His older brother William Robert Grosssmith (b. 1818) also
performed as a child e.g. at the New
Theatre, Bridgnorth, on 6 August, 1825. (Black Country Bugle website). A book
about William’s life was quickly written going into a second edition in 1827: ‘The
life and theatrical excursions of William Robert Grossmith, the juvenile actor’;
republished in 1839. The Victoria & Albert Museum has a painting, and the
British Museum an etching of William playing Richard III.
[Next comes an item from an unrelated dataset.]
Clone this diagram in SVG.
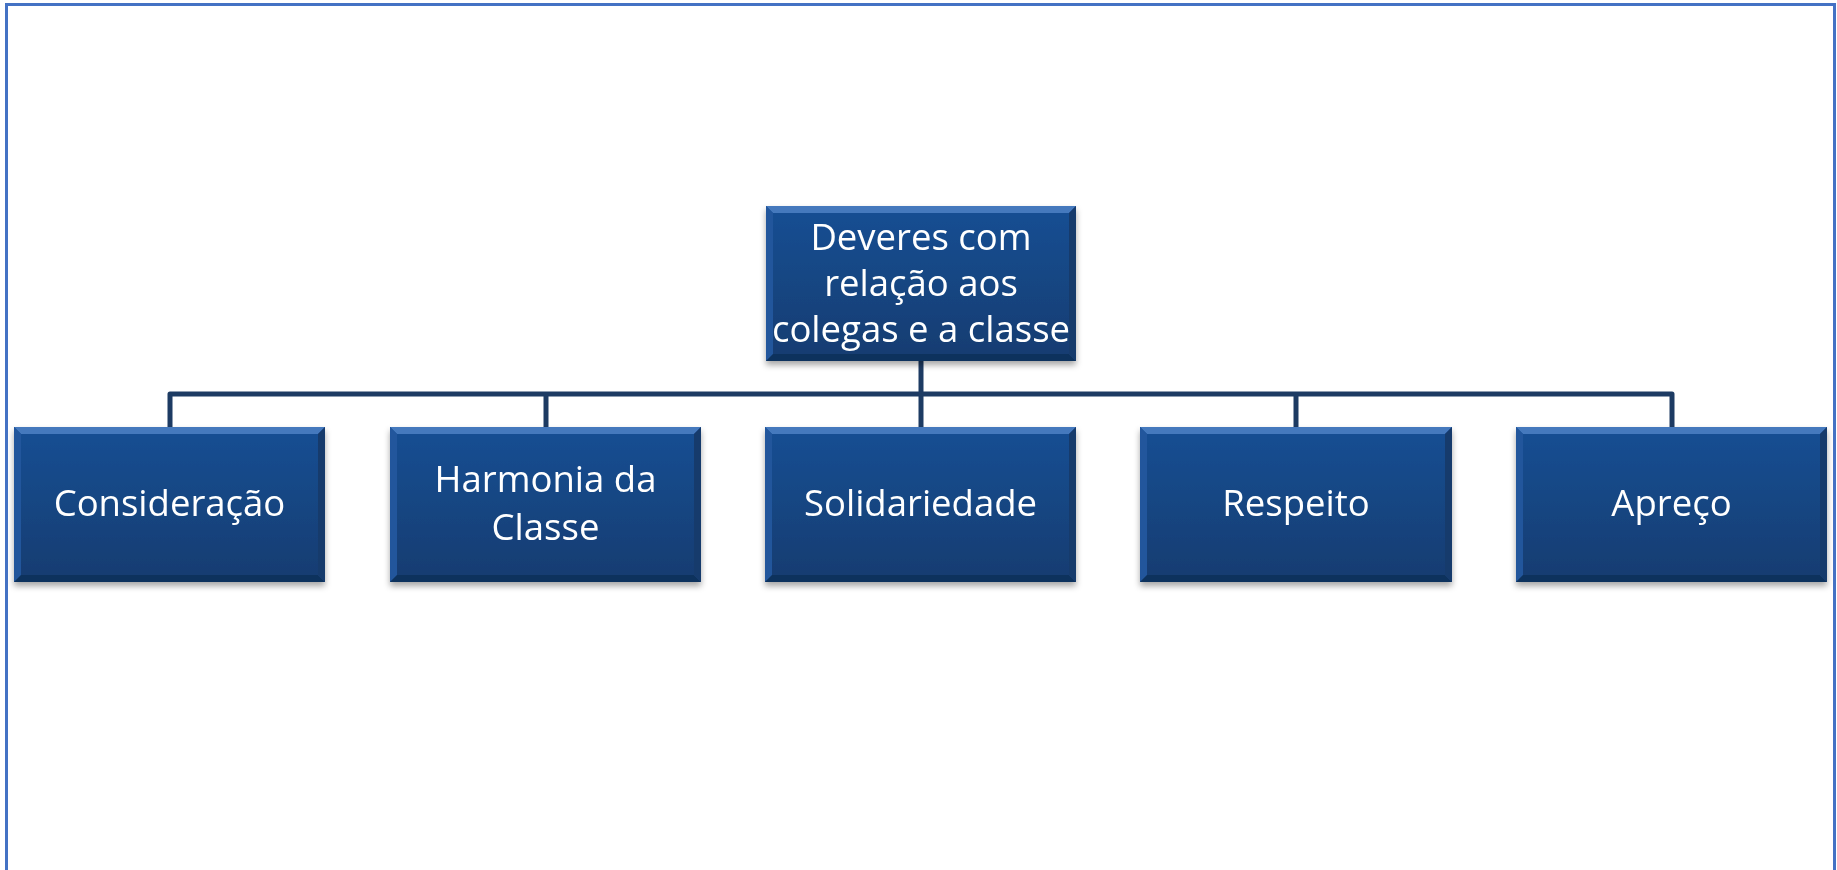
<svg xmlns="http://www.w3.org/2000/svg" width="1837" height="870" viewBox="0 0 1837 870">
<style>
.lbl{font-family:"Open Sans","Noto Sans","Liberation Sans",sans-serif;font-size:36.5px;fill:#ffffff;text-anchor:middle}
.conn{fill:none;stroke:#1d3b63;stroke-width:5;stroke-linejoin:round;stroke-linecap:butt}
.face{fill:url(#gFace)}
.bt{fill:#4479bd}
.bl{fill:#22579c}
.br{fill:#143a6c}
.bb{fill:#11325d}
</style>
<defs>
<linearGradient id="gFace" x1="0" y1="0" x2="0" y2="1">
<stop offset="0" stop-color="#174e92"/>
<stop offset="1" stop-color="#133d72"/>
</linearGradient>
<filter id="sh" x="-10%" y="-10%" width="120%" height="130%">
<feDropShadow dx="0" dy="4" stdDeviation="3" flood-color="#000" flood-opacity="0.35"/>
</filter>
</defs>
<rect x="0" y="0" width="1837" height="870" fill="#ffffff"/>
<rect x="6.5" y="4.5" width="1828" height="900" fill="none" stroke="#4472c4" stroke-width="3"/>
<g id="connectors">
<path class="conn" d="M921 361 V427"/>
<path class="conn" d="M170 427 V394 H1672 V427"/>
<path class="conn" d="M546 394 V427"/>
<path class="conn" d="M1296 394 V427"/>
</g>
<g id="root" filter="url(#sh)">
<rect x="766" y="206" width="310" height="155" fill="#174e92"/>
<polygon class="bt" points="766,206 1076,206 1069,213 773,213"/>
<polygon class="bl" points="766,206 773,213 773,354 766,361"/>
<polygon class="br" points="1076,206 1076,361 1069,354 1069,213"/>
<polygon class="bb" points="766,361 1076,361 1069,354 773,354"/>
<rect class="face" x="773" y="213" width="296" height="141"/>
<text class="lbl" x="921" y="250">Deveres com</text>
<text class="lbl" x="921" y="296">relação aos</text>
<text class="lbl" x="921" y="342">colegas e a classe</text>
</g>
<g id="n1" filter="url(#sh)">
<rect x="14" y="427" width="311" height="155" fill="#174e92"/>
<polygon class="bt" points="14,427 325,427 318,434 21,434"/>
<polygon class="bl" points="14,427 21,434 21,575 14,582"/>
<polygon class="br" points="325,427 325,582 318,575 318,434"/>
<polygon class="bb" points="14,582 325,582 318,575 21,575"/>
<rect class="face" x="21" y="434" width="297" height="141"/>
<text class="lbl" x="169.5" y="516">Consideração</text>
</g>
<g id="n2" filter="url(#sh)">
<rect x="390" y="427" width="311" height="155" fill="#174e92"/>
<polygon class="bt" points="390,427 701,427 694,434 397,434"/>
<polygon class="bl" points="390,427 397,434 397,575 390,582"/>
<polygon class="br" points="701,427 701,582 694,575 694,434"/>
<polygon class="bb" points="390,582 701,582 694,575 397,575"/>
<rect class="face" x="397" y="434" width="297" height="141"/>
<text class="lbl" x="545.5" y="492">Harmonia da</text>
<text class="lbl" x="545.5" y="540">Classe</text>
</g>
<g id="n3" filter="url(#sh)">
<rect x="765" y="427" width="311" height="155" fill="#174e92"/>
<polygon class="bt" points="765,427 1076,427 1069,434 772,434"/>
<polygon class="bl" points="765,427 772,434 772,575 765,582"/>
<polygon class="br" points="1076,427 1076,582 1069,575 1069,434"/>
<polygon class="bb" points="765,582 1076,582 1069,575 772,575"/>
<rect class="face" x="772" y="434" width="297" height="141"/>
<text class="lbl" x="920.5" y="516">Solidariedade</text>
</g>
<g id="n4" filter="url(#sh)">
<rect x="1140" y="427" width="312" height="155" fill="#174e92"/>
<polygon class="bt" points="1140,427 1452,427 1445,434 1147,434"/>
<polygon class="bl" points="1140,427 1147,434 1147,575 1140,582"/>
<polygon class="br" points="1452,427 1452,582 1445,575 1445,434"/>
<polygon class="bb" points="1140,582 1452,582 1445,575 1147,575"/>
<rect class="face" x="1147" y="434" width="298" height="141"/>
<text class="lbl" x="1296" y="516">Respeito</text>
</g>
<g id="n5" filter="url(#sh)">
<rect x="1516" y="427" width="311" height="155" fill="#174e92"/>
<polygon class="bt" points="1516,427 1827,427 1820,434 1523,434"/>
<polygon class="bl" points="1516,427 1523,434 1523,575 1516,582"/>
<polygon class="br" points="1827,427 1827,582 1820,575 1820,434"/>
<polygon class="bb" points="1516,582 1827,582 1820,575 1523,575"/>
<rect class="face" x="1523" y="434" width="297" height="141"/>
<text class="lbl" x="1671.5" y="516">Apreço</text>
</g>
</svg>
Samuel Hodge, West Indian VC
Penlee House has the painting
by Louis William Desanges ‘The Capture of Tubabecelong, Gambia, 1866’ which
depicts Samuel Hodge (1840 – 14 January 1868) who was awarded
the Victoria Cross in June 1867 for his role in the fighting. From Tortola in
the British Virgin Islands, he was a member of the 4th West India
Regiment. He died in 1868 serving in Belize. Penlee curator Katie tells me: ‘This
is actually one of the most popular paintings in our collection and a great
number of historians and VC enthusiasts (mostly in the British Virgin Islands)
have written articles on it.’ Jeff Green
has written about Hodge at
Hodge has also been written about (February 2016)
as part of a Warwick University/British Library project.